What if you spent every day looking for One Beautiful Thing?

Forbidden Fruit



Chris Antemann

(I guess I’m in the mood for Marie Antoinette-styled things this week!)

Chris Antemann’s porcelain sculpture series Forbidden Fruit celebrates the collaboration between the Oregon-based artist and the 300-year-old MEISSEN Porcelain manufactory. Invited to participate in MEISSEN’s Art Studio Program in London, Antemann worked closely with the company to create both one-of-a-kind pieces and a few limited editions. Her artist’s statement goes a long way toward explaining her inspiration.

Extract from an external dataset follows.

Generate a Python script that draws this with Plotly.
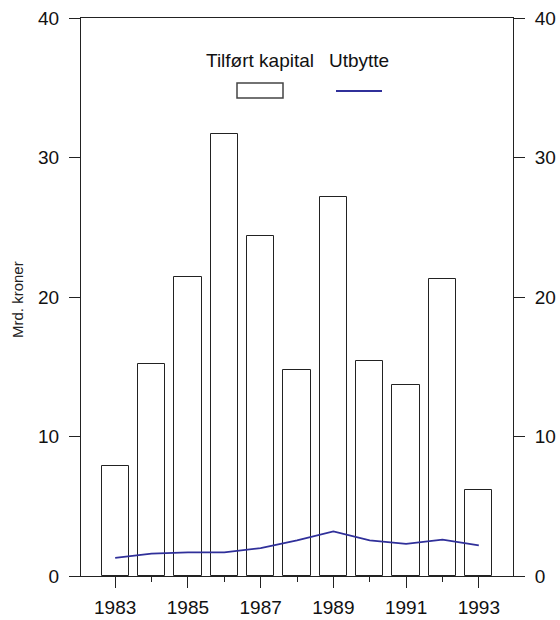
import plotly.graph_objects as go

years = [1983, 1984, 1985, 1986, 1987, 1988, 1989, 1990, 1991, 1992, 1993]
tilfort_kapital = [7.9, 15.2, 21.4, 31.7, 24.4, 14.8, 27.2, 15.4, 13.7, 21.3, 6.2]
utbytte = [1.3, 1.6, 1.7, 1.7, 2.0, 2.55, 3.2, 2.55, 2.3, 2.6, 2.2]
y_ticks = [0, 10, 20, 30, 40]
x_ticks = [1983, 1985, 1987, 1989, 1991, 1993]

W, H = 560, 620
L, R, T, B = 81, 513, 18, 576  # plot area in px

def px(x):
    return (x - L) / (R - L)

def py(y):
    return (B - y) / (B - T)

FONT = "Liberation Sans, Arial, sans-serif"
LINE_COLOR = "#30309a"

fig = go.Figure()
fig.add_trace(go.Bar(x=years, y=tilfort_kapital, width=0.75,
                     marker=dict(color="white", line=dict(color="#222222", width=1)),
                     showlegend=False))
fig.add_trace(go.Scatter(x=years, y=utbytte, mode="lines",
                         line=dict(color=LINE_COLOR, width=1.8), showlegend=False))
# invisible trace to activate right axis
fig.add_trace(go.Scatter(x=[years[0]], y=[0], yaxis="y2", mode="markers",
                         marker=dict(opacity=0), showlegend=False, hoverinfo="skip"))

axis_font = dict(family=FONT, size=19, color="#111111")

fig.update_layout(
    width=W, height=H,
    margin=dict(l=L, r=W - R, t=T, b=H - B),
    paper_bgcolor="white", plot_bgcolor="white",
    font=dict(family=FONT, color="#111111"),
    xaxis=dict(range=[1982.06, 1993.94], tickvals=x_ticks, ticktext=[str(v) for v in x_ticks],
               ticks="outside", ticklen=11, tickwidth=1, tickcolor="#222222",
               minor=dict(tickvals=years, ticks="outside", ticklen=5, tickwidth=1, tickcolor="#222222"),
               showline=True, linecolor="#222222", linewidth=1, mirror=True,
               showgrid=False, zeroline=False, tickfont=axis_font, automargin=False,
               ticklabelstandoff=3),
    yaxis=dict(range=[0, 40], tickvals=y_ticks, ticks="outside", ticklen=11, tickwidth=1,
               tickcolor="#222222", showline=True, linecolor="#222222", linewidth=1,
               mirror=True, showgrid=False, zeroline=False, tickfont=axis_font,
               ticklabelstandoff=6, automargin=False),
    yaxis2=dict(range=[0, 40], tickvals=y_ticks, ticks="outside", ticklen=11, tickwidth=1,
                tickcolor="#222222", showline=True, linecolor="#222222", linewidth=1,
                overlaying="y", side="right", showgrid=False, zeroline=False,
                tickfont=axis_font, ticklabelstandoff=6, automargin=False),
    bargap=0,
)

fig.add_annotation(text="Mrd. kroner", x=px(17), y=py(300), xref="paper", yref="paper",
                   textangle=-90, showarrow=False, font=dict(family=FONT, size=15, color="#222222"),
                   xanchor="center", yanchor="middle")
fig.add_annotation(text="Tilført kapital", x=px(260), y=py(60), xref="paper", yref="paper",
                   showarrow=False, font=dict(family=FONT, size=19, color="#111111"),
                   xanchor="center", yanchor="middle")
fig.add_annotation(text="Utbytte", x=px(359), y=py(60), xref="paper", yref="paper",
                   showarrow=False, font=dict(family=FONT, size=19, color="#111111"),
                   xanchor="center", yanchor="middle")
fig.add_shape(type="rect", xref="paper", yref="paper", x0=px(237), x1=px(283), y0=py(98), y1=py(83),
              line=dict(color="#444444", width=1.5), fillcolor="white")
fig.add_shape(type="line", xref="paper", yref="paper", x0=px(336), x1=px(382), y0=py(91), y1=py(91),
              line=dict(color=LINE_COLOR, width=2))

fig.write_html("out.html")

“Inspired by 18th C. porcelain figurines, Chris Antemann’s work employs a unity of design and concept to simultaneously examine and parody male and female relationship roles. Characters, themes and incidents build upon each other, effectively forming their own language that speaks about domestic rites, social etiquette, and taboos. Themes from the classics and the romantics are given a contemporary edge; elaborate dinner parties, picnic luncheons and ornamental gardens set the stage for her twisted tales to unfold.”

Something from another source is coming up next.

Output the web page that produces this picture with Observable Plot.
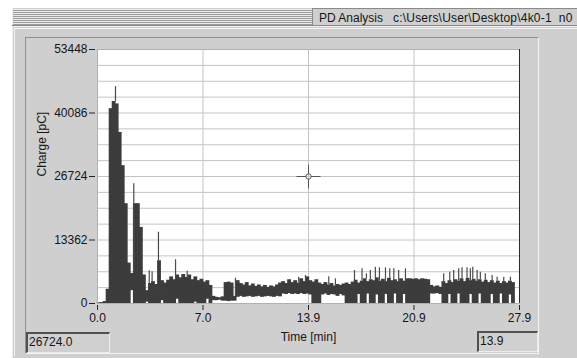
<!DOCTYPE html>
<html><head><meta charset="utf-8">
<script src="https://cdn.jsdelivr.net/npm/d3@7"></script>
<script src="https://cdn.jsdelivr.net/npm/@observablehq/plot@0.6"></script>
<style>
html,body{margin:0;padding:0;background:#fff;width:577px;height:358px;overflow:hidden;font-family:"Liberation Sans",Arial,sans-serif;color:#151515;}
.abs{position:absolute;box-sizing:border-box;}
.readout{background:#d0d0d0;border-top:2px solid #505050;border-left:2px solid #505050;border-right:1px solid #ececec;border-bottom:1px solid #ececec;font-size:12px;line-height:17px;padding-left:1px;color:#151515;}
</style></head><body>
<div class="abs" style="left:12px;top:8px;width:565px;height:350px;background:#cfcfcf;border-left:1px solid #ededed;"></div>
<div class="abs" style="left:13px;top:9px;width:299px;height:16px;background:repeating-linear-gradient(to bottom,#ebebeb 0 1px,#9c9c9c 1px 2px);"></div>
<div class="abs" style="left:312px;top:8px;width:265px;height:18px;border-left:1px solid #8a8a8a;border-top:1px solid #8a8a8a;background:#cfcfcf;overflow:hidden;white-space:pre;font-size:12px;line-height:14px;">
  <span class="abs" id="t1" style="left:6px;top:2px;"></span><span class="abs" id="t2" style="left:80px;top:2px;letter-spacing:0.2px;"></span>
</div>
<div class="abs" style="left:12px;top:25px;width:565px;height:1px;background:#8a8a8a;"></div>
<div class="abs" style="left:12px;top:26px;width:565px;height:1px;background:#f0f0f0;"></div>
<div class="abs" style="left:14px;top:28px;width:563px;height:328px;border-left:1px solid #f3f3f3;border-top:1px solid #f3f3f3;"></div>
<div class="abs" style="left:25px;top:37px;width:514px;height:317px;border-top:1px solid #8e8e8e;border-left:1px solid #8e8e8e;border-right:1px solid #f3f3f3;border-bottom:1px solid #f3f3f3;"></div>
<div id="chart" class="abs" style="left:0;top:0;"></div>
<div class="abs readout" id="r1" style="left:26px;top:332px;width:84px;height:21px;"></div>
<div class="abs readout" id="r2" style="left:477px;top:331px;width:61px;height:21px;"></div>
<script>
// ---- data ----
const windowTitle = "PD Analysis";
const filePath = "c:\\Users\\User\\Desktop\\4k0-1  n0";
const xLabel = "Time [min]";
const yLabel = "Charge [pC]";
const xTicks = [0, 6.975, 13.95, 20.925, 27.9];
const xTickLabels = ["0.0", "7.0", "13.9", "20.9", "27.9"];
const yTicks = [0, 13362, 26724, 40086, 53448];
const yTickLabels = ["0", "13362", "26724", "40086", "53448"];
const yMinorDivisions = 16;
const binWidth = 0.2; // minutes per bin
// upper edge of charge envelope per bin [pC]
const chargeHigh = [
150,200,400,3000,41000,42500,42000,36000,29000,21000,
8500,6300,21000,21000,16000,6000,2700,4200,4600,4000,
9000,4800,4300,4900,5600,5000,6000,5400,6100,5500,
6000,5000,5600,4800,5100,4500,4800,3800,1500,1300,
1200,1400,4400,4500,4300,1500,4800,4200,3900,4400,
3700,4100,3600,3900,3500,3800,3400,3700,3500,3900,
4300,4600,4200,5000,4400,4800,4300,5200,4600,5600,
4800,4500,5000,4300,4000,4400,3900,4200,3700,4000,
3800,4100,4300,4000,4500,4900,4300,4700,5200,4600,
5000,4800,5400,4700,5100,4600,5300,4800,5000,4600,
5200,4700,5200,5200,5100,5200,5000,5200,5100,5000,
3800,3500,3700,3400,4600,4200,4800,4400,5000,4700,
5200,4600,5300,4800,5100,4700,5000,4500,4900,4400,
4800,4300,4700,4200,4600,4300,4700,4400
];
// lower edge of charge envelope per bin [pC]
const chargeLow = [
0,0,0,0,0,0,0,0,0,0,
0,2700,0,0,0,0,300,0,0,0,
0,600,0,0,0,0,900,0,0,0,
0,0,300,0,0,0,900,0,600,600,
700,500,500,400,500,500,1300,1500,1300,1400,
1500,1300,1400,1500,1300,1400,1500,1400,1300,1500,
1400,2000,1900,2100,1900,2000,1900,2100,1900,2000,
1800,0,0,0,1800,2000,1700,1900,1800,1500,
1900,1600,0,0,0,0,1900,0,0,2000,
0,0,1800,0,0,1900,0,0,2000,0,
0,1900,0,0,0,0,0,0,0,0,
2000,2000,2100,1900,0,0,1900,0,0,2000,
0,0,0,1900,0,0,2000,0,0,0,
1900,0,0,2000,0,0,1800,0
];
// isolated narrow spikes
const spikeTime = [1.19,1.56,2.40,3.42,3.61,4.03,5.16,5.93,9.12,13.3,13.75,15.29,15.73,16.99,17.49,17.78,18.04,18.37,18.64,19.04,19.32,19.59,19.91,20.36,22.89,23.29,23.55,23.88,24.1,24.43,24.65,24.81,25.1,25.31,25.64,26.09,26.42,26.86,27.3];
const spikeCharge = [45650,35000,25200,6900,6700,15000,9200,6800,5300,5540,5890,5650,5190,6940,7290,6240,6940,7640,7500,7500,7290,7290,6940,7290,6240,6590,6940,7290,7500,7500,7290,7640,6940,6590,6240,5890,5540,5540,5540];
const cursorTime = 13.95;
const cursorCharge = 26724;

// ---- build ----
const bins = chargeHigh.map((h, i) => ({t0: i * binWidth, t1: (i + 1) * binWidth, hi: h, lo: chargeLow[i]}));
const spikes = spikeTime.map((t, i) => {
  const b = bins[Math.min(bins.length - 1, Math.floor(t / binWidth))];
  return {t, v: spikeCharge[i], base: Math.min(b.hi, spikeCharge[i])};
});
const yGrid = d3.range(yMinorDivisions + 1).map(i => i * yTicks[yTicks.length - 1] / yMinorDivisions);
const xFmt = new Map(xTicks.map((d, i) => [d, xTickLabels[i]]));
const yFmt = new Map(yTicks.map((d, i) => [d, yTickLabels[i]]));
const xMax = xTicks[xTicks.length - 1];
const crosshair = {draw(ctx) {
  ctx.moveTo(2.7, 0); ctx.arc(0, 0, 2.7, 0, 2 * Math.PI);
  ctx.moveTo(2.7, 0); ctx.lineTo(12, 0);
  ctx.moveTo(-2.7, 0); ctx.lineTo(-12, 0);
  ctx.moveTo(0, 2.7); ctx.lineTo(0, 12);
  ctx.moveTo(0, -2.7); ctx.lineTo(0, -12);
}};

const chart = Plot.plot({
  width: 577, height: 358,
  marginLeft: 97, marginRight: 58, marginTop: 49, marginBottom: 55,
  x: {domain: [0, xMax]},
  y: {domain: [0, yTicks[yTicks.length - 1]]},
  style: {background: "transparent", fontFamily: "'Liberation Sans',Arial,sans-serif", fontSize: "12px", color: "#151515", overflow: "visible"},
  marks: [
    Plot.frame({fill: "white", stroke: null}),
    Plot.ruleY(yGrid, {stroke: "#c4c4c4", strokeOpacity: 1}),
    Plot.ruleX(xTicks.slice(1, -1), {stroke: "#c4c4c4", strokeOpacity: 1}),
    Plot.rect(bins, {x1: "t0", x2: "t1", y1: "lo", y2: "hi", fill: "#3c3c3c", insetLeft: -0.4, insetRight: -0.4}),
    Plot.ruleX(spikes, {x: "t", y1: "base", y2: "v", stroke: "#4a4a4a", strokeWidth: 1.2}),
    Plot.frame({stroke: "#b0b0b0"}),
    Plot.ruleX([xMax], {stroke: "#2a2a2a"}),
    Plot.dot([{t: cursorTime, q: cursorCharge}], {x: "t", y: "q", symbol: crosshair, r: 3, stroke: "#555", fill: "none", strokeWidth: 1}),
    Plot.axisY({ticks: yTicks, tickFormat: d => yFmt.get(d), tickSize: 6, tickPadding: 2, dx: -2, label: null, fontSize: 12, stroke: "#222"}),
    Plot.axisX({ticks: xTicks, tickFormat: d => xFmt.get(d), tickSize: 5, tickPadding: 3, dy: 2, label: null, fontSize: 12, stroke: "#222"}),
    Plot.text([yLabel], {frameAnchor: "left", dx: -55, rotate: -90, fontSize: 12, fill: "#151515"}),
    Plot.text([xLabel], {frameAnchor: "bottom", dy: 37, fontSize: 12, fill: "#151515"})
  ]
});
document.getElementById("chart").appendChild(chart);
document.getElementById("t1").textContent = windowTitle;
document.getElementById("t2").textContent = filePath;
document.getElementById("r1").textContent = cursorCharge.toFixed(1);
document.getElementById("r2").textContent = cursorTime.toFixed(1);
</script>
</body></html>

Subversive kitch is probably the best way to describe these pieces. With their over-the-top erotic themes and fussy details, depending on how they were styled, they could either read really smart and on-trend or hopelessly out-of-touch. That’s some next-level art!

You can check out all Antemann’s work on her website.

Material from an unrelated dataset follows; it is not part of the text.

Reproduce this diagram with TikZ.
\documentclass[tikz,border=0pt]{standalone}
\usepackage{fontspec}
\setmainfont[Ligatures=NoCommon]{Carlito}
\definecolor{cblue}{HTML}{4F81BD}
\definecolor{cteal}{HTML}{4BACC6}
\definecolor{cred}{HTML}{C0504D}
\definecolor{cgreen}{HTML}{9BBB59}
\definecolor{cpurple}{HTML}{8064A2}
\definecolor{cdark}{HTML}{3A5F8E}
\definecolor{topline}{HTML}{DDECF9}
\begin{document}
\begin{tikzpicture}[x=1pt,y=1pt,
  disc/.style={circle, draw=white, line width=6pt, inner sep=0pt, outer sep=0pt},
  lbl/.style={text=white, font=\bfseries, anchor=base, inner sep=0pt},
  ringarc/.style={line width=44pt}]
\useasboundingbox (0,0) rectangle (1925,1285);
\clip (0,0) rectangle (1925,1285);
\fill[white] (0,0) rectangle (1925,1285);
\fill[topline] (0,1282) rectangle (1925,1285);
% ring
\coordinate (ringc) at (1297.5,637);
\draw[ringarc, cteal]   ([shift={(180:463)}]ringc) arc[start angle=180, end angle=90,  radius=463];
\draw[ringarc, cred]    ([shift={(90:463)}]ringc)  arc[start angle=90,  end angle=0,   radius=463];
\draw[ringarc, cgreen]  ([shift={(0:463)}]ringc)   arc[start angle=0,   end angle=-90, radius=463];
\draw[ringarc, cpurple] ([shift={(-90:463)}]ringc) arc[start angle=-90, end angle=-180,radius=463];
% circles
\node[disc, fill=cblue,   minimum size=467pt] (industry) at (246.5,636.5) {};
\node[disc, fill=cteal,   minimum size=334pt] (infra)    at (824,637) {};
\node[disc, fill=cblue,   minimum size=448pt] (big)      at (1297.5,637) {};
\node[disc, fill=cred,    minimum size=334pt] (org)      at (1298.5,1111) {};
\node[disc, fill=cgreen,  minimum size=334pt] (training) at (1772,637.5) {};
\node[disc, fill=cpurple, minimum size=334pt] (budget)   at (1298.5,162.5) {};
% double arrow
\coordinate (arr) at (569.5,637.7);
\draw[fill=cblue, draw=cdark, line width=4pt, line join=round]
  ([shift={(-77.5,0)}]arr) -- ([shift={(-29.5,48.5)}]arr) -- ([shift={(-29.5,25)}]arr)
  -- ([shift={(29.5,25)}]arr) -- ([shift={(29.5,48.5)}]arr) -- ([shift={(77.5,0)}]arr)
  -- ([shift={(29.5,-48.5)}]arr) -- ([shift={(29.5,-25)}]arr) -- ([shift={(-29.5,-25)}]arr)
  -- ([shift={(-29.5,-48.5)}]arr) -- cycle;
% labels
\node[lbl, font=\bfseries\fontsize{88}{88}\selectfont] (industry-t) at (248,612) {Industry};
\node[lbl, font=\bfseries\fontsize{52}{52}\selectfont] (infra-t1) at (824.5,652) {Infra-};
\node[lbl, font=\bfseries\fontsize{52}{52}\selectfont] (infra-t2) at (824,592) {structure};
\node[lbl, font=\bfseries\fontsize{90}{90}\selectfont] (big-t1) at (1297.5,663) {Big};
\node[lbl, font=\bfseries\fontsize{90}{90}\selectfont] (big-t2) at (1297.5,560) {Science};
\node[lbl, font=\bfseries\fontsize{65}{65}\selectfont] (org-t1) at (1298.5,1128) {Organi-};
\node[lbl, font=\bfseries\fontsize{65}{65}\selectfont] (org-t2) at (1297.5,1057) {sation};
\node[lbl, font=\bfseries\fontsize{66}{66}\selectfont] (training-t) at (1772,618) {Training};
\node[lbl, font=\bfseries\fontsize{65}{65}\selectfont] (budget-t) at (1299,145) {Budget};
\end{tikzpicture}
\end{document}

All images property of Chris Antemann.



Author: Donna from MyOBT

I have committed to spending part of every day looking for at least one beautiful thing, and sharing what I find with you lovelies!

14 thoughts on “Forbidden Fruit

  1. What a stunning series! x

    Liked by 1 person

  2. I love these- so over the top, but the details are amazing 🖤

    Liked by 1 person

  3. I have finally found evidence that we don’t have a Borg mind-melding problem after all because (and I almost want to whisper this confession) I don’t like these. I do love the wit and cheekiness of them, the taking something traditional and making it very modern, but I otherwise don’t like them. I think I just associate these types of pale, porcelain figurines with old dusty corners in fusty smelling rooms, cobweb covered corners of junk stores. I love a lot of vintage stuff. I love contemporary reworking of vintage techniques and styles. I just don’t find these appealing. Sorry.